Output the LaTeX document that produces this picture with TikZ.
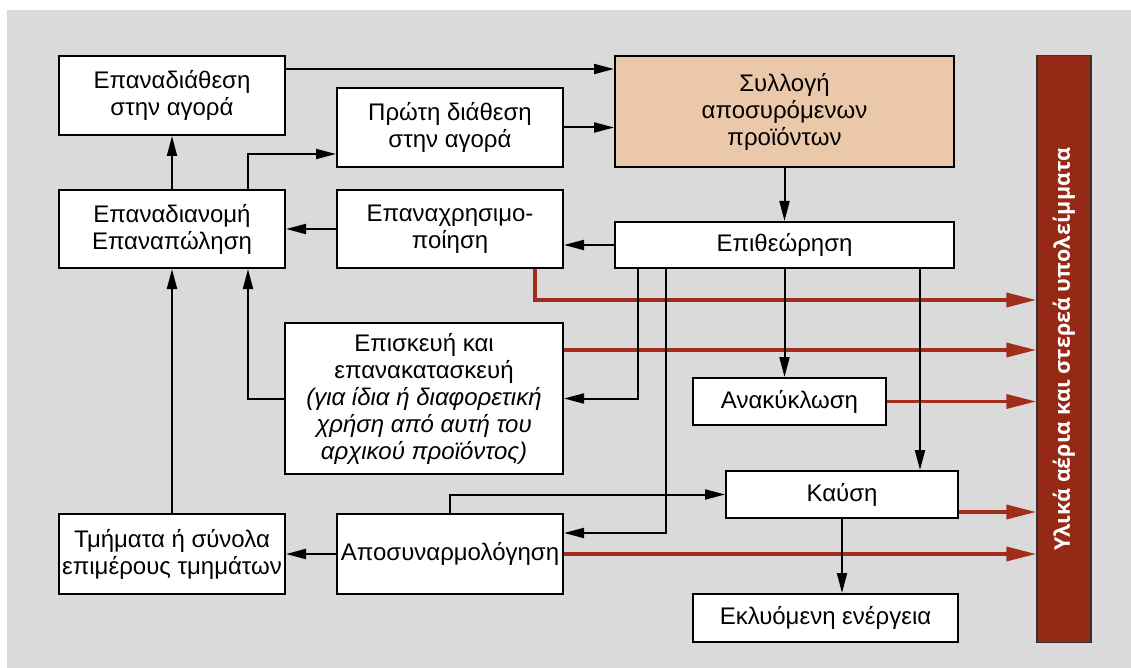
\documentclass[tikz,border=0pt]{standalone}
\usepackage{fontspec}
\setmainfont{Liberation Sans}
\newfontfamily\barfont{Open Sans}
\usetikzlibrary{arrows.meta}
\definecolor{panelgray}{HTML}{DADADA}
\definecolor{collectfill}{HTML}{EAC8A9}
\definecolor{wastered}{HTML}{962915}
\definecolor{flowred}{HTML}{A02E1A}
\begin{document}
\begin{tikzpicture}[x=1pt,y=-1pt,
  box/.style={draw=black, line width=2pt, fill=white, align=center, inner sep=0pt,
    font=\fontsize{24}{27}\selectfont},
  arr/.style={line width=2pt, -{Triangle[length=20pt,width=10pt]}},
  redarr/.style={draw=flowred, line width=3.5pt, -{Triangle[length=30pt,width=14pt]}},
  barbox/.style={draw=black!80, line width=1.5pt, fill=wastered, inner sep=0pt},
  bartext/.style={text=white, font=\barfont\bfseries\fontsize{21.5}{25}\selectfont}
]
\path[use as bounding box] (0,0) rectangle (1131,668);
\fill[panelgray] (7,10) rectangle (1131,668);

% boxes
\node[box, minimum width=226pt, minimum height=79pt] (ead) at (172,95.5) {Επαναδιάθεση\\στην αγορά};
\node[box, minimum width=226pt, minimum height=79pt] (proti) at (450,127.5) {Πρώτη διάθεση\\στην αγορά};
\node[box, fill=collectfill, minimum width=339pt, minimum height=111pt] (syl) at (784.5,111.5) {Συλλογή\\αποσυρόμενων\\προϊόντων};
\node[box, minimum width=226pt, minimum height=78pt] (eadn) at (172,229) {Επαναδιανομή\\Επαναπώληση};
\node[box, minimum width=226pt, minimum height=78pt] (epx) at (450,229) {Επαναχρησιμο-\\ποίηση};
\node[box, minimum width=339pt, minimum height=46pt] (epith) at (784.5,245) {Επιθεώρηση};
\node[box, minimum width=278pt, minimum height=151pt] (episk) at (424,398.5)
  {Επισκευή και\\επανακατασκευή\\\itshape (για ίδια ή διαφορετική\\\itshape χρήση από αυτή του\\\itshape αρχικού προϊόντος)};
\node[box, minimum width=193pt, minimum height=47pt] (anak) at (789.5,401.5) {Ανακύκλωση};
\node[box, minimum width=232pt, minimum height=47pt] (kaus) at (842,494.5) {Καύση};
\node[box, minimum width=226pt, minimum height=80pt] (tmim) at (172,554) {Τμήματα ή σύνολα\\επιμέρους τμημάτων};
\node[box, minimum width=226pt, minimum height=80pt] (apos) at (450,554) {Αποσυναρμολόγηση};
\node[box, minimum width=265pt, minimum height=48pt] (ekl) at (825.5,618) {Εκλυόμενη ενέργεια};

% waste column
\node[barbox, minimum width=54pt, minimum height=587pt] (bar) at (1064,349) {};
\node[bartext, rotate=90] (bartxt) at (bar.center) {Υλικά αέρια και στερεά υπολείμματα};

% flows of residues
\coordinate (r1) at ([xshift=-29pt]epx.south east);
\coordinate (r1b) at ([yshift=-31pt]r1);
\draw[redarr] (r1) -- (r1b) -- (r1b -| bar.west);
\coordinate (r2) at ([yshift=-28pt]episk.north east);
\draw[redarr] (r2) -- (r2 -| bar.west);
\draw[redarr] (anak.east) -- (anak.east -| bar.west);
\coordinate (r4) at ([yshift=7pt]kaus.south east);
\draw[redarr] (r4) -- (r4 -| bar.west);
\draw[redarr] (apos.east) -- (apos.east -| bar.west);

% product flows
\draw[arr] ([yshift=-14pt]ead.north east) -- ([yshift=-14pt]syl.north west);
\draw[arr] (proti.east) -- (proti.east -| syl.west);
\draw[arr] (syl.south) -- (epith.north);
\draw[arr] (eadn.north) -- (ead.south);
\draw[arr] ([xshift=-38pt]eadn.north east) |- ([yshift=14pt]proti.south west);
\draw[arr] (epx.west) -- (eadn.east);
\draw[arr] (epith.west) -- (epith.west -| epx.east);
\draw[arr] ([xshift=24pt]epith.south west) |- (episk.east);
\draw[arr] ([xshift=52pt]epith.south west) |- ([yshift=21pt]apos.east);
\draw[arr] (epith.south) -- (epith.south |- anak.north);
\coordinate (k1) at ([xshift=-35pt]epith.south east);
\draw[arr] (k1) -- (k1 |- kaus.north);
\draw[arr] (apos.north) |- (kaus.west);
\draw[arr] (kaus.south) -- (kaus.south |- ekl.north);
\draw[arr] (apos.west) -- (tmim.east);
\draw[arr] (tmim.north) -- (eadn.south);
\draw[arr] (episk.west) -| ([xshift=-38pt]eadn.south east);
\end{tikzpicture}
\end{document}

■ WHAT YOU SHOULD DO
Without the pictures, print the whole listing exactly as given.

■ FINAL ANSWER
Output the LaTeX document that produces this picture with TikZ.
\documentclass[tikz,border=0pt]{standalone}
\usepackage{fontspec}
\setmainfont{Liberation Sans}
\newfontfamily\barfont{Open Sans}
\usetikzlibrary{arrows.meta}
\definecolor{panelgray}{HTML}{DADADA}
\definecolor{collectfill}{HTML}{EAC8A9}
\definecolor{wastered}{HTML}{962915}
\definecolor{flowred}{HTML}{A02E1A}
\begin{document}
\begin{tikzpicture}[x=1pt,y=-1pt,
  box/.style={draw=black, line width=2pt, fill=white, align=center, inner sep=0pt,
    font=\fontsize{24}{27}\selectfont},
  arr/.style={line width=2pt, -{Triangle[length=20pt,width=10pt]}},
  redarr/.style={draw=flowred, line width=3.5pt, -{Triangle[length=30pt,width=14pt]}},
  barbox/.style={draw=black!80, line width=1.5pt, fill=wastered, inner sep=0pt},
  bartext/.style={text=white, font=\barfont\bfseries\fontsize{21.5}{25}\selectfont}
]
\path[use as bounding box] (0,0) rectangle (1131,668);
\fill[panelgray] (7,10) rectangle (1131,668);

% boxes
\node[box, minimum width=226pt, minimum height=79pt] (ead) at (172,95.5) {Επαναδιάθεση\\στην αγορά};
\node[box, minimum width=226pt, minimum height=79pt] (proti) at (450,127.5) {Πρώτη διάθεση\\στην αγορά};
\node[box, fill=collectfill, minimum width=339pt, minimum height=111pt] (syl) at (784.5,111.5) {Συλλογή\\αποσυρόμενων\\προϊόντων};
\node[box, minimum width=226pt, minimum height=78pt] (eadn) at (172,229) {Επαναδιανομή\\Επαναπώληση};
\node[box, minimum width=226pt, minimum height=78pt] (epx) at (450,229) {Επαναχρησιμο-\\ποίηση};
\node[box, minimum width=339pt, minimum height=46pt] (epith) at (784.5,245) {Επιθεώρηση};
\node[box, minimum width=278pt, minimum height=151pt] (episk) at (424,398.5)
  {Επισκευή και\\επανακατασκευή\\\itshape (για ίδια ή διαφορετική\\\itshape χρήση από αυτή του\\\itshape αρχικού προϊόντος)};
\node[box, minimum width=193pt, minimum height=47pt] (anak) at (789.5,401.5) {Ανακύκλωση};
\node[box, minimum width=232pt, minimum height=47pt] (kaus) at (842,494.5) {Καύση};
\node[box, minimum width=226pt, minimum height=80pt] (tmim) at (172,554) {Τμήματα ή σύνολα\\επιμέρους τμημάτων};
\node[box, minimum width=226pt, minimum height=80pt] (apos) at (450,554) {Αποσυναρμολόγηση};
\node[box, minimum width=265pt, minimum height=48pt] (ekl) at (825.5,618) {Εκλυόμενη ενέργεια};

% waste column
\node[barbox, minimum width=54pt, minimum height=587pt] (bar) at (1064,349) {};
\node[bartext, rotate=90] (bartxt) at (bar.center) {Υλικά αέρια και στερεά υπολείμματα};

% flows of residues
\coordinate (r1) at ([xshift=-29pt]epx.south east);
\coordinate (r1b) at ([yshift=-31pt]r1);
\draw[redarr] (r1) -- (r1b) -- (r1b -| bar.west);
\coordinate (r2) at ([yshift=-28pt]episk.north east);
\draw[redarr] (r2) -- (r2 -| bar.west);
\draw[redarr] (anak.east) -- (anak.east -| bar.west);
\coordinate (r4) at ([yshift=7pt]kaus.south east);
\draw[redarr] (r4) -- (r4 -| bar.west);
\draw[redarr] (apos.east) -- (apos.east -| bar.west);

% product flows
\draw[arr] ([yshift=-14pt]ead.north east) -- ([yshift=-14pt]syl.north west);
\draw[arr] (proti.east) -- (proti.east -| syl.west);
\draw[arr] (syl.south) -- (epith.north);
\draw[arr] (eadn.north) -- (ead.south);
\draw[arr] ([xshift=-38pt]eadn.north east) |- ([yshift=14pt]proti.south west);
\draw[arr] (epx.west) -- (eadn.east);
\draw[arr] (epith.west) -- (epith.west -| epx.east);
\draw[arr] ([xshift=24pt]epith.south west) |- (episk.east);
\draw[arr] ([xshift=52pt]epith.south west) |- ([yshift=21pt]apos.east);
\draw[arr] (epith.south) -- (epith.south |- anak.north);
\coordinate (k1) at ([xshift=-35pt]epith.south east);
\draw[arr] (k1) -- (k1 |- kaus.north);
\draw[arr] (apos.north) |- (kaus.west);
\draw[arr] (kaus.south) -- (kaus.south |- ekl.north);
\draw[arr] (apos.west) -- (tmim.east);
\draw[arr] (tmim.north) -- (eadn.south);
\draw[arr] (episk.west) -| ([xshift=-38pt]eadn.south east);
\end{tikzpicture}
\end{document}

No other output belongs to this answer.